Two films released in January — one Hindi and one Tamil, raise the question of why, exactly, filmmakers opt for remakes. For some, it is the opportunity to transpose a hit from one language to another, one cultural milieu to another, so that audiences who don't know the original language, who aren't from that culture, can enjoy the remake as a brand new film. (The problem arises when it's an unacknowledged remake, in which case, it isn't so much a remake as a rip-off, but that's a different topic altogether.)

Then there are other filmmakers, fewer in number, who commit to a remake because they connected with the original in a wholly personal way and wish to channel the source material through their strong sensibilities, as Martin Scorsese did with “Cape Fear”, burrowing beneath a fairly straightforward thriller to discover a marriage on the verge of splitting up and a pubescent daughter's sexual awakening.

But Gus Van Sant's somewhat gimmicky shot-for-shot (almost) remake of “Psycho” aside, most remakes fall in the former category, adapting the source material to local tastes. Thus, “The Italian Job”, in Abbas-Mustan's hands as “Players”, becomes a more convoluted script, with twists and turns characteristic of these directors. Plus, we have some lip-smackingly trashy embellishments — such as a villain who calls himself Spider and who honours his name by having images of the eight-legged creatures on his costumes and in his lair.

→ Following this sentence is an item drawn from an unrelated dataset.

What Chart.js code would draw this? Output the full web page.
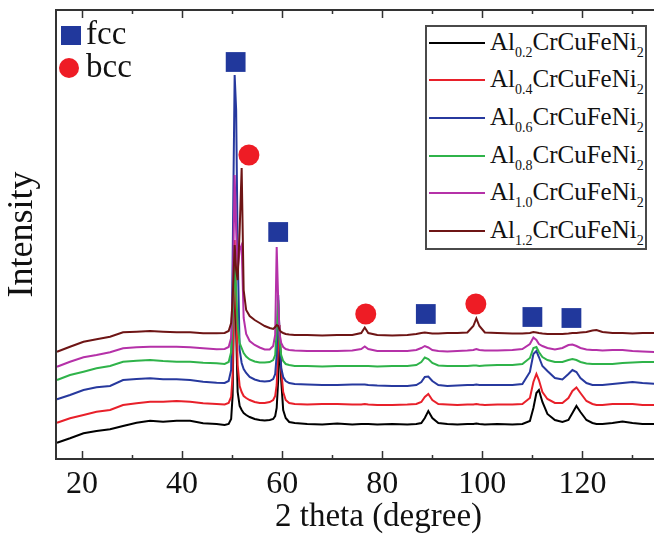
<!DOCTYPE html>
<html>
<head>
<meta charset="utf-8">
<title>XRD AlxCrCuFeNi2</title>
<script src="https://cdn.jsdelivr.net/npm/chart.js@4.4.1/dist/chart.umd.min.js"></script>
<style>
  body { margin: 0; background: #fff; }
  #wrap { position: relative; width: 654px; height: 537px; overflow: hidden; }
  #wrap canvas { position: absolute; left: 0; top: 0; }
  .phase { position: absolute; left: 86px; font: 33px "Liberation Serif", serif; line-height: 33px; color: #111; }
  .sym { position: absolute; }
  #xTitle { position: absolute; left: 275px; top: 499px; font: 33px "Liberation Serif", serif;
            line-height: 33px; color: #111; white-space: nowrap; }
  #alloyLegend { position: absolute; left: 425px; top: 25px; width: 222px; height: 225px;
                 box-sizing: border-box; border: 2px solid #4a4a4a; background: #fff; }
  .row { position: absolute; left: 0; height: 30px; width: 100%; }
  .row .ln { position: absolute; left: 2px; top: 14px; width: 56px; height: 2px; }
  .row .tx { position: absolute; left: 63px; top: 0px; font: 25px "Liberation Serif", serif;
             line-height: 27px; color: #111; white-space: nowrap; }
  .row sub { font-size: 14px; vertical-align: -7px; line-height: 0; }
</style>
</head>
<body>
<div id="wrap">
  <canvas id="xrd"></canvas>
  <div class="sym" style="left:61px;top:26px;width:20px;height:19px;background:#21389c"></div>
  <div class="phase" style="top:17px">fcc</div>
  <div class="sym" style="left:59px;top:58px;width:20px;height:20px;border-radius:50%;background:#ee1c25"></div>
  <div class="phase" style="top:50px">bcc</div>
  <div id="xTitle">2 theta (degree)</div>
  <div id="alloyLegend"></div>
</div>
<script>
// 2 theta grid (degree)
const twoTheta = [
  15, 17.6, 20.3, 22.9, 25.6, 28.2, 30.9, 33.6, 36.2, 38.9, 41.6, 44.2, 46.9,
  48.5, 49.3, 49.8, 50.1, 50.5, 50.8, 51.1, 51.5, 51.9, 52.3, 52.8, 53.5, 54.5, 55.5, 56.5, 57.5,
  58.2, 58.6, 58.9, 59.2, 59.5, 59.8, 60.2, 60.7, 61.4, 62.5,
  65, 68, 71, 74, 75.8, 76.5, 77.2, 79, 82, 85, 86.8, 87.8, 88.5, 89.2, 90, 91.2, 93, 95, 97,
  98.2, 98.8, 99.4, 100.5, 103, 106, 108,
  109.5, 110.2, 110.8, 111.3, 112, 113, 114.5, 116, 117.2, 118, 118.8, 119.6, 120.8, 122, 122.8,
  124, 126, 128, 130, 132, 135
];

// intensities (a.u., curves already offset as in the figure)
const al02 = [
  16.3, 20.7, 25.7, 28, 29.7, 33, 36.3, 38.3, 37.3, 38.3, 38.3, 35.7, 35,
  34, 35, 40, 64, 209, 129, 67, 53, 49, 46, 44, 42, 40, 39, 38.5, 39,
  40, 43, 51, 79, 126, 79, 49, 41, 37, 36,
  35, 34.5, 35.5, 34.5, 35, 35, 35, 34.5, 35, 34.5, 35, 36, 41, 48, 41, 36, 35, 34.5, 35,
  35, 35.5, 35, 34.5, 35, 34.5, 35,
  38, 51, 66, 69, 57, 45, 39, 37, 39, 46, 53, 47, 39, 36, 35,
  35, 36, 37.5, 36, 35, 35
];
const al04 = [
  36.3, 40.7, 44, 47.3, 49, 54, 55.7, 57.3, 57.3, 58, 57.3, 55.7, 55,
  54.5, 56, 62, 84, 219, 154, 94, 73, 67, 63, 61, 59, 57, 56, 56, 57,
  59, 63, 74, 114, 134, 89, 67, 59, 56, 55,
  54.5, 55, 55, 54.5, 54.5, 55, 54.5, 54, 54, 54.5, 55, 57, 62, 65, 59, 55, 54.5, 54, 54.5,
  54.5, 55, 54.5, 54, 54.5, 54.5, 55,
  61, 77, 85, 79, 67, 60, 56, 56, 61, 68, 71.5, 66, 58, 55, 54,
  54, 55, 55, 55, 54, 54
];
const al06 = [
  59.7, 64, 69, 71.7, 73, 79, 80, 80.7, 79.7, 79.7, 79, 77.3, 76.3,
  76, 78, 89, 199, 384, 349, 209, 109, 96, 90, 86, 82, 79.5, 78, 77.5, 78,
  80, 85, 104, 164, 119, 91, 82, 78, 76, 75,
  74.5, 74, 74, 74.5, 74.5, 74.5, 74, 73.5, 73, 73, 74, 77, 82, 82.5, 78, 74, 73, 73.5, 74,
  74, 74.5, 74, 74, 74, 74, 75,
  87, 105, 108, 102, 93, 88, 81, 79.5, 85, 89, 87, 81, 76, 74, 74,
  74, 75, 76, 77, 76, 75
];
const al08 = [
  79, 84, 87.3, 90.7, 93, 97.3, 98.3, 99, 98, 97.3, 97.3, 96.3, 95.7,
  95, 97, 107, 139, 194, 169, 134, 116, 111, 106, 102.5, 99.5, 97.5, 96.5, 96.5, 97,
  99, 104, 129, 159, 119, 104, 98, 95, 94, 93,
  93, 92.5, 93, 93, 93, 93, 93, 92.5, 93, 93, 94, 97, 101.5, 100, 96, 93.5, 93, 93, 93,
  93.5, 93.5, 93, 93.5, 94, 94, 95,
  101, 111, 112, 107, 102, 99, 97, 97, 99, 100, 99, 97, 95.5, 95, 95,
  95, 95, 96, 96.5, 97, 97
];
const al10 = [
  92.3, 97.3, 101.7, 104, 106.7, 110.7, 111.7, 112.3, 112.3, 112.3, 111.7, 110.7, 109.7,
  110, 112, 121, 159, 284, 229, 189, 209, 214, 141, 125, 118, 114, 111.5, 109.5, 109.5,
  113, 124, 212, 159, 124, 116, 112, 110, 109, 108.5,
  108, 108, 108, 108.5, 110, 112.5, 110, 108, 108, 108, 109, 111, 113, 111.5, 109, 108, 107.5, 108, 108.5,
  109, 110, 109, 108.5, 108.5, 109, 110,
  115, 121.5, 119, 115, 113, 111, 109.5, 111, 114, 114.5, 113, 111, 109.5, 109, 109,
  108.5, 109, 109, 108, 107.5, 107
];
const al12 = [
  107.3, 112.3, 117.3, 119.7, 122.3, 126.7, 127.3, 128, 127.3, 126.7, 126.7, 125.7, 125.7,
  126, 128, 136, 159, 214, 189, 179, 229, 291, 169, 149, 143, 139, 136, 133, 131,
  130, 132, 134, 133, 129, 127, 126, 125, 124.5, 124,
  124, 123.5, 124, 124, 126, 131.5, 126, 124, 123.5, 124, 125, 126, 126.5, 126, 125.5, 125.5, 126, 126, 126.5,
  133, 140.5, 133, 126.5, 126, 125.5, 125.5,
  126, 127, 126.5, 126, 125.5, 125, 125, 125, 125.5, 126, 126, 126.5, 127, 128.5, 129,
  127, 126, 126, 125.5, 126, 126
];

const alContent = ['0.2', '0.4', '0.6', '0.8', '1.0', '1.2'];
const intensities = [al02, al04, al06, al08, al10, al12];
const lineColors = ['#000000', '#e8202a', '#27399e', '#2fb34a', '#b531a8', '#6e1515'];

// phase markers
const fccTheta = [50.7, 59.2, 88.7, 110.0, 117.8];
const fccLevel = [397, 227, 145, 142, 141];
const bccTheta = [53.35, 76.7, 98.7];
const bccLevel = [304, 145, 155];

const xTickValues = [20, 40, 60, 80, 100, 120];

const serif = '"Liberation Serif", "Times New Roman", serif';

const datasets = intensities.map((vals, i) => ({
  label: 'Al' + alContent[i] + 'CrCuFeNi2',
  data: twoTheta.map((t, k) => ({x: t, y: vals[k]})),
  borderColor: lineColors[i],
  borderWidth: 2,
  pointRadius: 0,
  tension: 0,
  order: intensities.length - i
}));
datasets.push({
  label: 'fcc',
  data: fccTheta.map((t, k) => ({x: t, y: fccLevel[k]})),
  showLine: false,
  pointStyle: 'rect',
  pointRadius: 14,
  backgroundColor: '#21389c',
  borderColor: '#21389c',
  borderWidth: 0,
  order: 0
});
datasets.push({
  label: 'bcc',
  data: bccTheta.map((t, k) => ({x: t, y: bccLevel[k]})),
  showLine: false,
  pointStyle: 'circle',
  pointRadius: 10.5,
  backgroundColor: '#ee1c25',
  borderColor: '#ee1c25',
  borderWidth: 0,
  order: 0
});

// axis frame with inward major/minor ticks (top and bottom)
const frame = {
  id: 'frame',
  afterDatasetsDraw(chart) {
    const {ctx, chartArea: a, scales: {x}} = chart;
    ctx.save();
    ctx.strokeStyle = '#333';
    ctx.lineWidth = 2;
    ctx.beginPath();
    ctx.moveTo(a.right, a.top);
    ctx.lineTo(a.left, a.top);
    ctx.lineTo(a.left, a.bottom);
    ctx.lineTo(a.right, a.bottom);
    ctx.stroke();
    ctx.lineWidth = 1.5;
    const mark = (v, len) => {
      if (v < x.min || v > x.max) return;
      const px = Math.round(x.getPixelForValue(v)) + 0.5;
      ctx.beginPath();
      ctx.moveTo(px, a.bottom); ctx.lineTo(px, a.bottom - len);
      ctx.moveTo(px, a.top); ctx.lineTo(px, a.top + len);
      ctx.stroke();
    };
    const vals = x.ticks.map(t => t.value);
    const step = vals[1] - vals[0];
    vals.forEach(v => mark(v, 8));
    for (let v = vals[0] - step / 2; v <= x.max; v += step) mark(v, 4);
    ctx.restore();
  }
};

new Chart(document.getElementById('xrd'), {
  type: 'line',
  data: {datasets: datasets},
  options: {
    responsive: true,
    maintainAspectRatio: false,
    animation: false,
    events: [],
    layout: {autoPadding: false, padding: {top: 10, right: 0, left: 0, bottom: 0}},
    plugins: {legend: {display: false}, tooltip: {enabled: false}},
    scales: {
      x: {
        type: 'linear',
        min: 14.8,
        max: 134.3,
        afterBuildTicks: s => { s.ticks = xTickValues.map(v => ({value: v})); },
        afterFit: s => { s.height = 78; },
        grid: {display: false, drawTicks: false},
        border: {display: false},
        ticks: {
          autoSkip: false, maxRotation: 0, padding: 6,
          color: '#111', font: {family: serif, size: 32}
        },
        title: {display: false}
      },
      y: {
        min: 0,
        max: 449,
        afterFit: s => { s.width = 56; },
        grid: {display: false, drawTicks: false},
        border: {display: false},
        ticks: {display: false},
        title: {
          display: true, text: 'Intensity', color: '#111',
          font: {family: serif, size: 36}, padding: {top: 1, bottom: 0}
        }
      }
    }
  },
  plugins: [frame]
});

// alloy legend with subscripts
const box = document.getElementById('alloyLegend');
alContent.forEach((c, i) => {
  const row = '<div class="row" style="top:' + (0.7 + i * 37.66) + 'px">' +
    '<span class="ln" style="background:' + lineColors[i] + '"></span>' +
    '<span class="tx">Al<sub>' + c + '</sub>CrCuFeNi<sub>2</sub></span></div>';
  box.insertAdjacentHTML('beforeend', row);
});
</script>
</body>
</html>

Had the film consistently stooped to this level (or risen, depending on your love for lurid trash), we may have had ourselves a decent entertainer, but the directors seem to be after some sort of classy thriller they are entirely incapable of. It's a pity because their real strengths lie in the bad-taste department, which is as valuable a skill as any in the cinema, because vulgar entertainment — at least in my book — is a very valid entertainment. (Hence the whole category of films I label as good bad movies.)

At the end of it all, you're left wondering why they bothered. Why would I watch this film when the perfectly entertaining original is at hand? And, even if we consider these adaptations as Hollywood Movies For Those Who Don't Watch Hollywood Movies, isn't that audience left with the bewildering sense of being stranded in a no man's land between a lean, mean Hollywood thriller that focusses every minute on ratcheting up the tension, and a three-hour-something Bollywood masala that simply doesn't have enough plot points to warrant this bloated running time?

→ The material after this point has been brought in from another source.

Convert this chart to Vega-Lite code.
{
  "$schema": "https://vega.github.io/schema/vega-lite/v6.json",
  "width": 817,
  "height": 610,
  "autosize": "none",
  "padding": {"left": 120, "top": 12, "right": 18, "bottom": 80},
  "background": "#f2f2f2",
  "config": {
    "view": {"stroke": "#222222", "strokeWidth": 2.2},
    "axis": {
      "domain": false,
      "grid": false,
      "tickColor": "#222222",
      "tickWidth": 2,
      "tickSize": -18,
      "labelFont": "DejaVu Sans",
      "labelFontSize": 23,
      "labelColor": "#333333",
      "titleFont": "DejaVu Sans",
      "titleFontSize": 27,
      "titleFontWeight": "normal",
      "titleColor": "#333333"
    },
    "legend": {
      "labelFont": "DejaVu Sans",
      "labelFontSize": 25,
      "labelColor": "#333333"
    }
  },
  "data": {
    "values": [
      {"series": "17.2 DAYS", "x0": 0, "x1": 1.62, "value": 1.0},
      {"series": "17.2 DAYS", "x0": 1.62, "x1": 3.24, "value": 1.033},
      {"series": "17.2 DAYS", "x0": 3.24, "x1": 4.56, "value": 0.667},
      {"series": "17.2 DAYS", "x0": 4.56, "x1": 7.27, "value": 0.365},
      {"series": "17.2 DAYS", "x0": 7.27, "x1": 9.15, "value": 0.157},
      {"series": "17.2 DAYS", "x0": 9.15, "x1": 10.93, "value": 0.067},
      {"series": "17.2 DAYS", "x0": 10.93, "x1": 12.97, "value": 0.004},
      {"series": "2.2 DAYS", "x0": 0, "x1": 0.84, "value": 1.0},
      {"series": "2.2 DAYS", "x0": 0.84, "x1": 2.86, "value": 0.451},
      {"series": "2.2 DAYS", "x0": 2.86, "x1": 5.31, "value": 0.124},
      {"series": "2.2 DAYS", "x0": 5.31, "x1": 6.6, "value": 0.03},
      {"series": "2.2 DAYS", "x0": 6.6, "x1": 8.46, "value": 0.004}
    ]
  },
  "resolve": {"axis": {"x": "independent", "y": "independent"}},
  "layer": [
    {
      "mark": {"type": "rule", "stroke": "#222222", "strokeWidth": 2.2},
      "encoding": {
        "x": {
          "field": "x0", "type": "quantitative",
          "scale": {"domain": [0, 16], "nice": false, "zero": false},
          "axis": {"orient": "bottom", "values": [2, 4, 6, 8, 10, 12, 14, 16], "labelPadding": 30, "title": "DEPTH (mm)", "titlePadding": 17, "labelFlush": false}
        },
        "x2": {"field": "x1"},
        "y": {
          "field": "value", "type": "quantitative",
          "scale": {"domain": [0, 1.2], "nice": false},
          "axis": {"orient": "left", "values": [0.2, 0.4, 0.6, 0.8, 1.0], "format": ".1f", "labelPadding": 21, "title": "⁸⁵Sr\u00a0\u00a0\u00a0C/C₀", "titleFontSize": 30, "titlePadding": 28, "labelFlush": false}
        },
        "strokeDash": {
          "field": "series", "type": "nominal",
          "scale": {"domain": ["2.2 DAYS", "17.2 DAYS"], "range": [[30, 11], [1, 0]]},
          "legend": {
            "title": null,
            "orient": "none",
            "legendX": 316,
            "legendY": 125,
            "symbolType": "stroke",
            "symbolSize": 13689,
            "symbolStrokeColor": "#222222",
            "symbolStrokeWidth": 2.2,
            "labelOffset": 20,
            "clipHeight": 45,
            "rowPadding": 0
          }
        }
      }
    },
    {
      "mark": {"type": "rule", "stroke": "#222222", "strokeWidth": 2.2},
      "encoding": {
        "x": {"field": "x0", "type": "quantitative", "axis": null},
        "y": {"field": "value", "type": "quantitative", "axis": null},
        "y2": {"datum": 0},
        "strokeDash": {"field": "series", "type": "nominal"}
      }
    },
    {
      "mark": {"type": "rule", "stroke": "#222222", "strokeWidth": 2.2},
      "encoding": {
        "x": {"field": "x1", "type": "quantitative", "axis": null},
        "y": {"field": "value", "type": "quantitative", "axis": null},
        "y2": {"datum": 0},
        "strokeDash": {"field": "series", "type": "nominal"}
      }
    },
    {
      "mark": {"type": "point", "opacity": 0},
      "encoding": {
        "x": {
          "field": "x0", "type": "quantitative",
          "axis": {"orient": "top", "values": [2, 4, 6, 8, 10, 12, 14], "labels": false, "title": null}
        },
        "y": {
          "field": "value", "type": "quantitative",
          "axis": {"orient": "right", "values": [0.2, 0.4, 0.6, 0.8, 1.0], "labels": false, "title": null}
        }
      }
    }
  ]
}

Shankar's “Nanban”, a remake of the staggeringly successful “3 Idiots”, is equally long, but at least, it's stuffed with things, and it's what you'd call a typically Indian movie, tailored to a typically Indian audience. You'll laugh, you'll cry, you'll do everything that you won't do in today's too-cool multiplex movies. This is a single-screen movie in every sense of the term — and yet, again, I was left wondering why Shankar bothered.

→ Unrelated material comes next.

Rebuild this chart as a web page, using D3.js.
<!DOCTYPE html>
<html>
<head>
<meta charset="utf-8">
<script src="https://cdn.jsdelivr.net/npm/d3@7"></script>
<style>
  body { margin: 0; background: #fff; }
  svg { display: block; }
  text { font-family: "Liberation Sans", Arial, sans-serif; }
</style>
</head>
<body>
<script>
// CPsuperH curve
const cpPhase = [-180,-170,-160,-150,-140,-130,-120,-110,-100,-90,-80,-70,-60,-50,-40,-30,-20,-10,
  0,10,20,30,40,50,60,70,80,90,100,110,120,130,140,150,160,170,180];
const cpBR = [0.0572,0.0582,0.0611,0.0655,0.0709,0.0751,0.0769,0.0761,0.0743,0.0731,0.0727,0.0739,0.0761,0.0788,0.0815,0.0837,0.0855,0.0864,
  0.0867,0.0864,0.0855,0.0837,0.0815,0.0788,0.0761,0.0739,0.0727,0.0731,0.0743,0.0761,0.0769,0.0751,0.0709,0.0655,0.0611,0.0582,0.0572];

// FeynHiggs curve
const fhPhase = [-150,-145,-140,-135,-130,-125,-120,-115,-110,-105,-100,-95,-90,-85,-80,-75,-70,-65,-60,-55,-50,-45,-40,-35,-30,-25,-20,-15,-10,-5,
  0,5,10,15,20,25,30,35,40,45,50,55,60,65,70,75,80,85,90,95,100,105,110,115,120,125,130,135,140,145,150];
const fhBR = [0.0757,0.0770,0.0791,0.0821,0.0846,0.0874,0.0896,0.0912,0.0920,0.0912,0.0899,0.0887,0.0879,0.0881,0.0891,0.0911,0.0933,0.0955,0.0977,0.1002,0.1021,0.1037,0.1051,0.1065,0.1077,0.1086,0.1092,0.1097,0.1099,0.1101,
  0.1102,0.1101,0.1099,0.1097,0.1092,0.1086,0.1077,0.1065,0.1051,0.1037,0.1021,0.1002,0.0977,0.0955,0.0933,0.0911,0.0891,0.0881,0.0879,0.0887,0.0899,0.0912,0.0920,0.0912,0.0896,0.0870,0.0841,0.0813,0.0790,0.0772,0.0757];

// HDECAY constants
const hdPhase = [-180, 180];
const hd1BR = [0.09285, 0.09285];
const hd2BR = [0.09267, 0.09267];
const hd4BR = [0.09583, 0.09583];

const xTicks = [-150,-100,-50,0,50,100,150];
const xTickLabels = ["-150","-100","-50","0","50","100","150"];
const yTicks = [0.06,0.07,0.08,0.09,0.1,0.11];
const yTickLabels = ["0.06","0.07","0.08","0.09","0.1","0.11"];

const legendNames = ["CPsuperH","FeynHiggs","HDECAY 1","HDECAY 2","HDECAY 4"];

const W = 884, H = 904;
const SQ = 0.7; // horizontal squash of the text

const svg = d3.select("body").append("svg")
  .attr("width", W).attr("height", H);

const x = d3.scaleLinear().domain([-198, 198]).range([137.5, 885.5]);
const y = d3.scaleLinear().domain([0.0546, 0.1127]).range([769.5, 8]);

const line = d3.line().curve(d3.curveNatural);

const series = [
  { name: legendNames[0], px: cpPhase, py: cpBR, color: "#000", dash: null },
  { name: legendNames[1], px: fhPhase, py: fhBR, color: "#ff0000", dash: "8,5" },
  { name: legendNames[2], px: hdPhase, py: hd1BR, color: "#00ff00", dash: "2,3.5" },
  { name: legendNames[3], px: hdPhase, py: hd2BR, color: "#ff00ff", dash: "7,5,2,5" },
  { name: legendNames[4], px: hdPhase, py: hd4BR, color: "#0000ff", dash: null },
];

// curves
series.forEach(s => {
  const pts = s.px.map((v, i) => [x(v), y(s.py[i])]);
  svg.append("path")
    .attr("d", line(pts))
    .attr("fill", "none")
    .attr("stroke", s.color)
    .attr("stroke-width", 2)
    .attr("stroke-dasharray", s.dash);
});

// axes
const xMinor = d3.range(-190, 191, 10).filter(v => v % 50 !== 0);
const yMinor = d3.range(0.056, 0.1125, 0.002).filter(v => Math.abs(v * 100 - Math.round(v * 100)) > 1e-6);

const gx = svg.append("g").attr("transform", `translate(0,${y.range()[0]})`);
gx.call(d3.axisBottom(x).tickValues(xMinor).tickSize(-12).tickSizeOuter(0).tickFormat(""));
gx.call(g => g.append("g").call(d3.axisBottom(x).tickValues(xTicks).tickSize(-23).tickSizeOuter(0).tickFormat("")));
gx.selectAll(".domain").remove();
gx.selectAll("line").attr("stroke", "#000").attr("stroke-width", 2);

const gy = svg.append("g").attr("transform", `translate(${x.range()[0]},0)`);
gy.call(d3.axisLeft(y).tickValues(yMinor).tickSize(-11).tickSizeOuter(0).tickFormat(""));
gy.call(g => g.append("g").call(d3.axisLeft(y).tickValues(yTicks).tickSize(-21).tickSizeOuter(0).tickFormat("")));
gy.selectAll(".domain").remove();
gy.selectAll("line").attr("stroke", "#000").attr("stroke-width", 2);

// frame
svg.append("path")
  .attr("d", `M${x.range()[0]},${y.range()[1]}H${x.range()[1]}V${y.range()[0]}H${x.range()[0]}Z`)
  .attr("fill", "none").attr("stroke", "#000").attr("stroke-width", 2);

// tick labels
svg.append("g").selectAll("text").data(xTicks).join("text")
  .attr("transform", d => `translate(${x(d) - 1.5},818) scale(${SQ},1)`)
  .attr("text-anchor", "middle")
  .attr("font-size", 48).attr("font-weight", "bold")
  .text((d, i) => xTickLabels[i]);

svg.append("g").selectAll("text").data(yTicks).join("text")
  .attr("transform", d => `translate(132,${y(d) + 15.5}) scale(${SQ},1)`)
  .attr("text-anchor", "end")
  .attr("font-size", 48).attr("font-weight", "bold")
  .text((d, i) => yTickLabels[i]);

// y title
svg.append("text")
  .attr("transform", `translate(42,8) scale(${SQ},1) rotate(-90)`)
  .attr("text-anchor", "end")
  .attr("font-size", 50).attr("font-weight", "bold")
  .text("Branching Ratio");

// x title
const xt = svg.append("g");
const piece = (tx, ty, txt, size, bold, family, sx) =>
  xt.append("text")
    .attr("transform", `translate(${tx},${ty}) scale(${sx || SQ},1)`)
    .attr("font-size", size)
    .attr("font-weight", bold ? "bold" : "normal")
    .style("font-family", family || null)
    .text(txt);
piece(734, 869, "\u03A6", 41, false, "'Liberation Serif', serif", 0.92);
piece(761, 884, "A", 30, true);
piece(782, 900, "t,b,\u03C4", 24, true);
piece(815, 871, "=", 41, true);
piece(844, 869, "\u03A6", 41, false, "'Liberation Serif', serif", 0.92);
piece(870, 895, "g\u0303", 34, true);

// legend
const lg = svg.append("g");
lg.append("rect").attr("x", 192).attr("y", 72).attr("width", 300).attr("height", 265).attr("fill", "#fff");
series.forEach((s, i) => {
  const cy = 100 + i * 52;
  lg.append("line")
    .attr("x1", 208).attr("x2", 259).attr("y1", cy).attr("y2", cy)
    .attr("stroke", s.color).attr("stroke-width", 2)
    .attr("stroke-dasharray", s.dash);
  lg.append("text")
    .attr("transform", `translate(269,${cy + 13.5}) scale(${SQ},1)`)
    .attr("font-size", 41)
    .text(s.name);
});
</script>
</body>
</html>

To those familiar with the original, this is a shockingly faithful remake — “shocking” because major filmmakers do not usually choose to make movies where they have nothing to do, but make sure that the shots are canned and the music is recorded and the publicity is mounted. Shankar's stamp — or vision, if you want to call it that — is in a mere handful of scenes and song sequences that feature computer graphics (and he gamely makes fun of his predilection for the same).

Otherwise, you feel a first-time director could have ended up with the same product, working off the same template. It would be interesting to listen to Shankar's views about why he signed up for something where he'd have nothing to do — well, almost — but shout “action” and “cut”. Even his famed song sequences look like remakes of his own song sequences from earlier extravaganzas. I asked of this remake the question I ask of all remakes: What are you giving me that I didn't get from the original? And the answer was “nothing”.